アリーン・ジャコビアス ·
カリフォルニア州職員退職年金基金(カルパース)の理事会は2月14日、新たな年金債務を対象に数理計算上の損益の償却期間を30年から20年に短縮することを採択した。
新方針は、2019年6月30日現在の数理計算上評価をもって効力を発する。
運用資産3,566億ドルで、サクラメントに拠点を置くカルパースが最後に償却方針を変更したのは2013年4月で、その際には特定の未積立債務に対する5年間の「直接的
償却率平準化」規定を付け加えた。今回、カルパースのスタッフが方針変更を提言したのは、従来の償却方針では、債務の支払いが利息の発生をカバーしきれない場合にネガティブアモチゼーション(負の返済)が引き起こされる可能性があることを懸念したためだ。
スタッフが財務・管理委員会に宛てた報告書によると、特定の未積立債務の源泉に対する償却期間を短縮することで平均積立率を引き上げ、市場の下落局面で積立状況を迅速に回復できると予想される。財務・管理委員会は2月13日、変更案を最終決定のため理事会に回すことを承認した。カルパースの6月30日時点の積立率は68%となっている。
償却期間の短縮によって生じる不都合な点は、カルパースに加入している各市の拠出金が増える可能性があることだ。
カルパースのマーシー・フロスト最高経営責任者(CEO)は、償却方針の変更が「将来の世代のために基金を強化する上で重要なステップ」であるとの見方を示した。
同CEOは理事会の投票に先立ち、次のように述べた。「償却方針の変更は長期的に見て雇用主の資金負担を抑え、未積立債務残高の早期減少につながる。しかし、我々は理事会にとってこの決断が難しいものであるとともに、チームにとって理事会に決定を促すことが難しいものであり、雇用主への影響も少なくないことを承知している」。

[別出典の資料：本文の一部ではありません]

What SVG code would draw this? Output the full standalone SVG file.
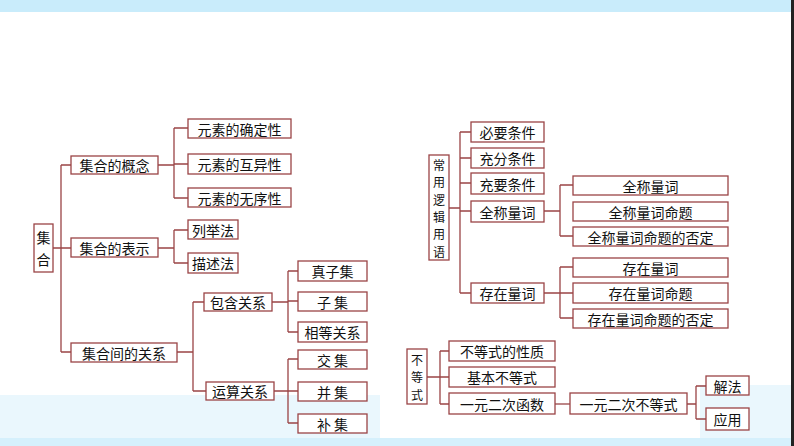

サウス・サンフランシスコ市の高官は公式コメントの中で理事会に対し、方針変更によって同市が200万ドルの追加負担金を支払うことに問題はないとしながらも、今回の変更が、償却の平準化を含め、全体として雇用主にとって巨額の負担を課すことになる他の方針変更に続くものであることを、カルパースの理事会は考慮する必要があると述べた。